Off-the-radar of the mainstream press, another set of tariffs has been proposed, but this time the focus is on the environmental impact of foreign producers who export carbon intensive materials to the US. The focus is naturally a surprise, especially given the anti-climate policy rhetoric and the administrations systematic dismantling of America’s environmental regulations (see America's state carbon markets are under siege).
Is the Trump administration having a change of heart and suddenly turning green, or is there something else going on amidst all the hot air?

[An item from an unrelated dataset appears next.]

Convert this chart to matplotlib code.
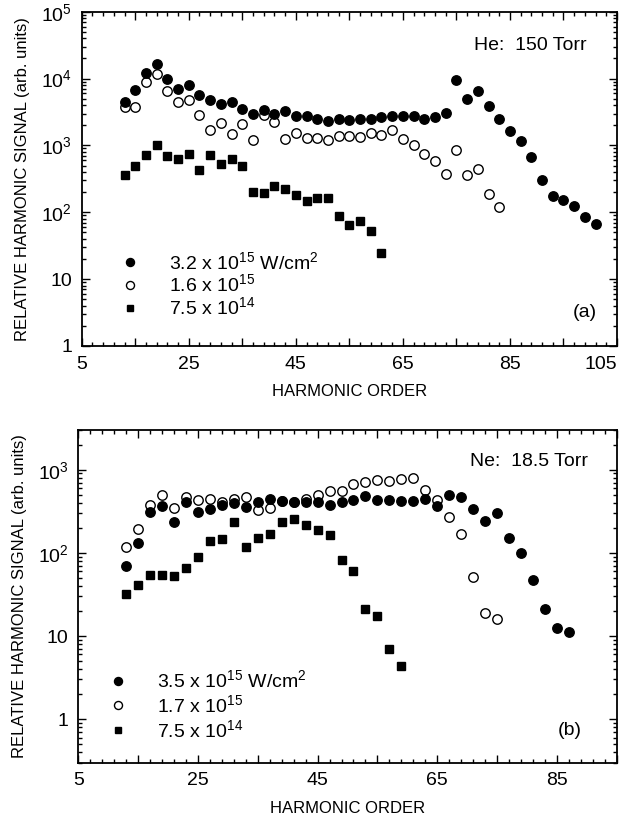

In early April, two Republican senator’s, Bill Cassidy and Lindsey Graham, reintroduced the 2025 Foreign Pollution Fee Act (FPFA). If passed the fee would introduce tiered and escalating tariffs on selected imported goods, designed to “discourage the import of more pollution-intensive, foreign-produced goods.” The legislation was originally introduced in November 2023, and then subsequently updated in a short discussion draft released late last year. In the two-page summary the senators describe the FPFA as: 1
“an American plan designed to address environmental, economic, and national security concerns by imposing fees on imported goods based on their pollution intensity. It leverages America’s comparative advantage in environmental performance to rein in state-owned enterprises and weaken their control of global supply chains in key industrial sectors.”
The party in charge may have changed, but the propensity for grossly misnamed pieces of legislation remains. Just as Biden’s Inflation Reduction Act (IRA) had little to do with tackling inflation, the FPFA arguably has very little to do with combating climate change. Instead, it’s really a cover for weakening Chinese control over global supply chains deemed to be a threat to the US.